# Me on my 750 Brute and my friend on his 420.



## Sanative (May 4, 2011)

My friend and i went riding in a pond close to home today. Had to tow the ole Honda home :aargh4:

Look in the Kawasaki section for the Brute


----------



## redneckrancher420 (Jul 5, 2011)

Front heavy much?


----------



## Sanative (May 4, 2011)

He's got 9's in the front, 12's in the back. I told him he needs skinnies. I've got 10's all around on my Brute and can't keep the front down


----------



## skid (Jun 18, 2009)

maybe if your buddy ate a few more cheese burgers he could put some wait on the back...:yup:


----------



## wcs61 (Jun 7, 2011)

Install refreshments on the rear.


----------



## filthyredneck (Feb 10, 2010)

Looks to me like he just needs to adjust some air pressure....less in the rear, maybe a few pounds more up front. Cooler on the back probably wouldn't hurt him either lol. I cant comment on him eatin more cheeseburgers cuz I could use that myself lol, but my brute does stay down in the rear.


----------



## Sanative (May 4, 2011)

Yeah he's 6'9" 180 lbs.... not so normal. We're riding again today, if he can blow all the water out of that motor  
We may go let some air out when he gets off work. he definitely needs to do something about it though!

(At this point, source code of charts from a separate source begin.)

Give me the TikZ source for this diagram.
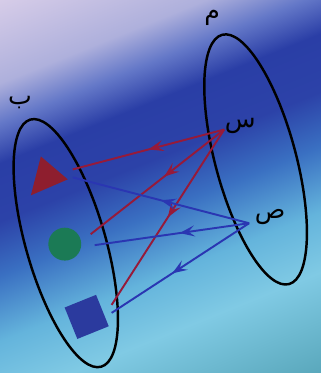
\documentclass[tikz,border=0pt]{standalone}
\usepackage{fontspec}
\newfontfamily\arabicfont[Script=Arabic]{DejaVu Sans}
\TeXXeTstate=1
\usetikzlibrary{arrows.meta,decorations.markings}

\definecolor{bgA}{HTML}{D6CCE8}
\definecolor{bgB}{HTML}{AEB0DC}
\definecolor{bgC}{HTML}{6478C8}
\definecolor{bgD}{HTML}{2A3EA6}
\definecolor{bgE}{HTML}{2C42A8}
\definecolor{bgF}{HTML}{3A70C2}
\definecolor{bgG}{HTML}{64B4DC}
\definecolor{bgH}{HTML}{80CAE4}
\definecolor{bgI}{HTML}{5AA8BC}
\pgfdeclareverticalshading{skyband}{100bp}{color(0bp)=(bgI); color(17.5bp)=(bgI);
  color(30.5bp)=(bgH); color(38.3bp)=(bgG); color(46.8bp)=(bgF); color(53.9bp)=(bgE);
  color(61.4bp)=(bgD); color(66.6bp)=(bgC); color(71.8bp)=(bgB); color(82.5bp)=(bgA);
  color(100bp)=(bgA)}

\definecolor{maproute}{HTML}{961A3A}
\definecolor{mapblue}{HTML}{2A36B2}
\definecolor{trired}{HTML}{8E1E2E}
\definecolor{dotgreen}{HTML}{1B7A55}
\definecolor{boxblue}{HTML}{2B3A9E}

\begin{document}
\begin{tikzpicture}[
  setline/.style={line width=1.4pt,black},
  letter/.style={font=\arabicfont\Large,inner sep=0pt},
  midarrow/.style={postaction={decorate,decoration={markings,
    mark=at position #1 with {\arrow{Stealth[length=3mm,width=2.2mm,inset=1.2mm]}}}}},
  redmap/.style={line width=1.1pt,maproute},
  bluemap/.style={line width=1.1pt,mapblue}]
  % background
  \shade[shading=skyband,shading angle=22] (0,0) rectangle (6.44,7.48);

  % the two sets
  \draw[setline] (5.13,4.28) ellipse [x radius=0.81,y radius=2.59,rotate=15];
  \draw[setline] (1.32,2.60) ellipse [x radius=0.80,y radius=2.58,rotate=16];
  \node[letter] (setA) at (4.26,7.12) {\beginR م\endR};
  \node[letter] (setB) at (0.40,5.42) {\beginR ب\endR};

  % elements of the first set
  \node[letter] (sx) at (4.82,4.96) {\beginR س\endR};
  \node[letter] (sy) at (5.42,3.12) {\beginR ص\endR};
  \coordinate (xs) at (4.50,4.88);
  \coordinate (ys) at (5.00,3.00);

  % elements of the second set
  \fill[trired] (0.62,3.56)--(0.82,4.34)--(1.36,3.88)--cycle;
  \node[circle,fill=dotgreen,minimum size=0.66cm,inner sep=0pt] (dot) at (1.30,2.58) {};
  \node[fill=boxblue,minimum size=0.68cm,inner sep=0pt,rotate=22] (box) at (1.74,1.12) {};
  \coordinate (triR) at (1.46,4.08);
  \coordinate (dotR) at (1.82,2.78);
  \coordinate (boxR) at (2.24,1.36);
  \coordinate (triB) at (1.46,3.92);
  \coordinate (dotB) at (1.90,2.56);
  \coordinate (boxB) at (2.24,1.20);

  % mappings
  \draw[redmap,midarrow=0.5] (xs)--(triR);
  \draw[redmap,midarrow=0.45] (xs)--(dotR);
  \draw[redmap,midarrow=0.5] (xs)--(boxR);
  \draw[bluemap,midarrow=0.5] (ys)--(triB);
  \draw[bluemap,midarrow=0.45] (ys)--(dotB);
  \draw[bluemap,midarrow=0.56] (ys)--(boxB);
\end{tikzpicture}
\end{document}
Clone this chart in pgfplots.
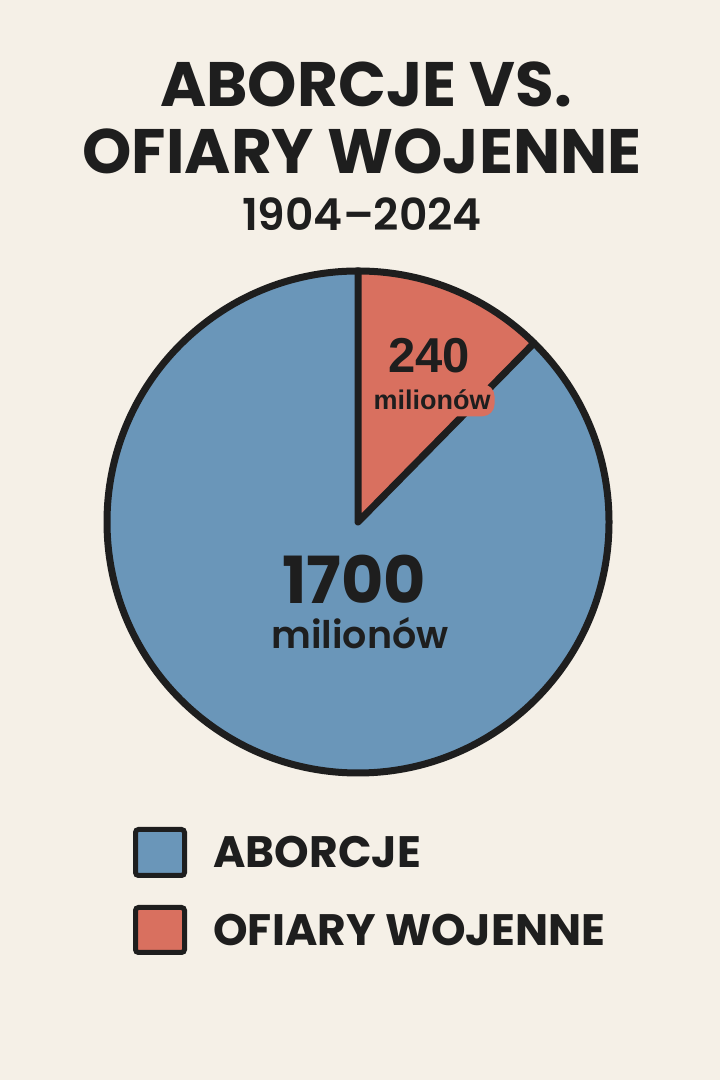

This was right after he locked it up. Go watch the video of me in the Kawasaki section, he went through that same part after me and the airbox leaked, pipe went under, and then died. Airbox was a little over half full, and we tipped it up and just a little water came out the pipe. Checked oil it was fine, wouldn't turn over, just tried the locked. Pulled the plug and it shot water out, then it cranked right up and he rode until it died and i had to tow him again, for the 2nd time that day. I think he just needs a new plug, it was pretty black and it was soaked when he pulled it


----------